At 21, he is already a premier player for Santos Laguna, the reigning Mexican league champion, just as he was as a high school phenomenon in Las Cruces, N.M., where he was born and raised.
But despite his talents and his development as a player in the United States, Castillo will never play for the national team. He holds dual American and Mexican citizenship, and after being wooed by Mexico’s former coach, Hugo Sánchez, Castillo decided earlier this year to represent Mexico in international competition. FIFA rules prohibit a player from changing countries after turning 21.
Even more frustrating for United States soccer officials, Castillo said he would have liked to have played for the United States but never attracted much interest until Mexico reached out to him first.
“It would have been nice — to be from the U.S. and play for the U.S.,” Castillo said in an interview last week when he was in the Los Angeles area with Santos for the SuperLiga tournament. “I was wondering what the U.S. was thinking, why they were not calling me.”
The case of Castillo, who has played for Mexico’s national team and the country’s under-23 team, exemplifies a situation that United States officials want to avoid.
“There is a sense that we can’t let this happen again,” said Hugo Salcedo, a member of the 1972 United States Olympic soccer team, who has worked with FIFA and advises Hispanic soccer players in the United States on their careers. “Now we have more American scouts looking at the Hispanic community and trying to bring players into our national camps.”
Sunil Gulati, the president of the United States Soccer Federation, said Castillo was more of an exception than part of a pattern. He cited defender Michael Orozco, who was born to Mexican parents and raised in Orange County, Calif., and plays for San Luis in Mexico and is on the United States Olympic team for the Beijing Games.
Since being elected to his post in 2006, Gulati has stressed reaching out to players in immigrant and urban communities and reducing the cost of playing competitive youth soccer.
He also pointed to the hiring of Wilmer Cabrera, a native of Colombia, as coach of the United States under-17 men’s team.
Bob Bradley, the coach of the United States national team, tried to persuade Castillo to consider playing for the United States after Mexico made its move. He said he viewed this situation as a function of Castillo’s rapid development.
Coaches were familiar with Castillo as a young player in New Mexico, Bradley said, but he had not truly caught their eye until after he debuted for Santos in 2006. By then, it was too late.
“When he had just begun to play for Santos regularly, Mexico brought him in for a friendly,” Bradley said. “That makes the process more challenging. There’s more tension to the whole thing, and the time line of trying to watch a guy for a little bit and find the right time is more difficult.”
Bradley attended the Santos-Chivas USA game last week, which Chivas won, 1-0. Castillo was one of the most dangerous players on the field, creating some of Santos’s best scoring chances with swift probing runs from the left side.
“We want to always do everything possible to be on top of the talented players that could play for the United States and try to bring them into our teams at the right time,” Bradley said. “When we miss out on somebody, it is frustrating for sure.”

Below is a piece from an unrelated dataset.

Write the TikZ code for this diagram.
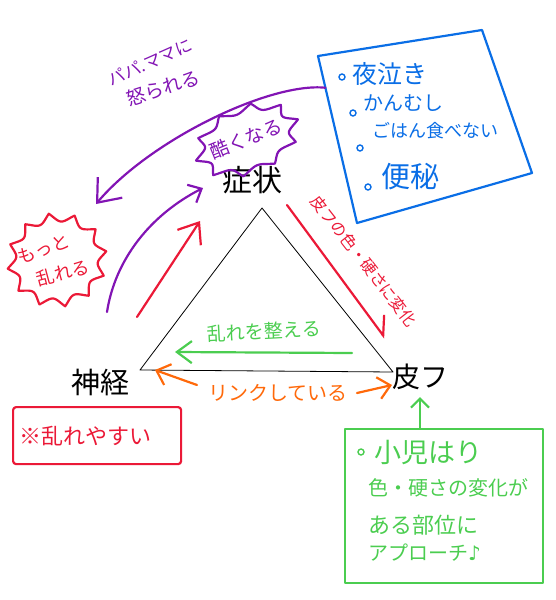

For those who knew Castillo in Las Cruces, his situation is equally frustrating.
“He would take over every game and just dribble through entire defenses and score,” said Art Garibay, his coach at Mayfield High School, where Castillo led the state in scoring three years in a row and was named New Mexico’s N.S.C.A.A./Adidas high school player of the year as a sophomore.
Castillo played for one of the best club teams in the Southwest, Striker F.C.; was selected to the regional Olympic development team; and attended a national camp in Boston when he was 14. He also received attention from college coaches.
But eventually, Castillo’s Mexican-born father, Carlos, who lays tile for a living in Las Cruces, told Garibay that he had given up on the United States soccer program. He had decided to allow his 18-year-old son to go to Mexico for an open tryout at Santos.
“Edgar was extremely upset,” Garibay said. “The look on his face — with all that skill, all this magic and to not get a chance to play.”
Garibay said he thought Castillo’s thin 5-foot-8 frame might have been one factor. Castillo agreed that his size had hurt him. He said United States coaches were generally too easily impressed with the build of young players.
“It is more about being bigger and stronger,” he said. “And I’m a little guy.”
Castillo has flourished as a starting left back and midfielder for Santos; his teammates jokingly call him Gringo.
It is too late for Castillo to join the United States team, but officials are at least aware of his younger brother Noel, 20. He is a rising player for Indios, just promoted to the Mexican First Division.
Edgar Castillo said the decision to play for Mexico was difficult. But he said he felt pulled toward the country that had given him the best opportunity and had pursued him first. So far, he has appeared twice for the Mexican national team and has started for its under-23 team, scoring a goal in a 2-1 loss against Guatemala in March during Mexico’s failed attempt to qualify for the Olympics.
“There are going to be people who are going to hate you because you didn’t come play in the U.S.,” Castillo said. “But what can you say? Now I’m in Mexico.”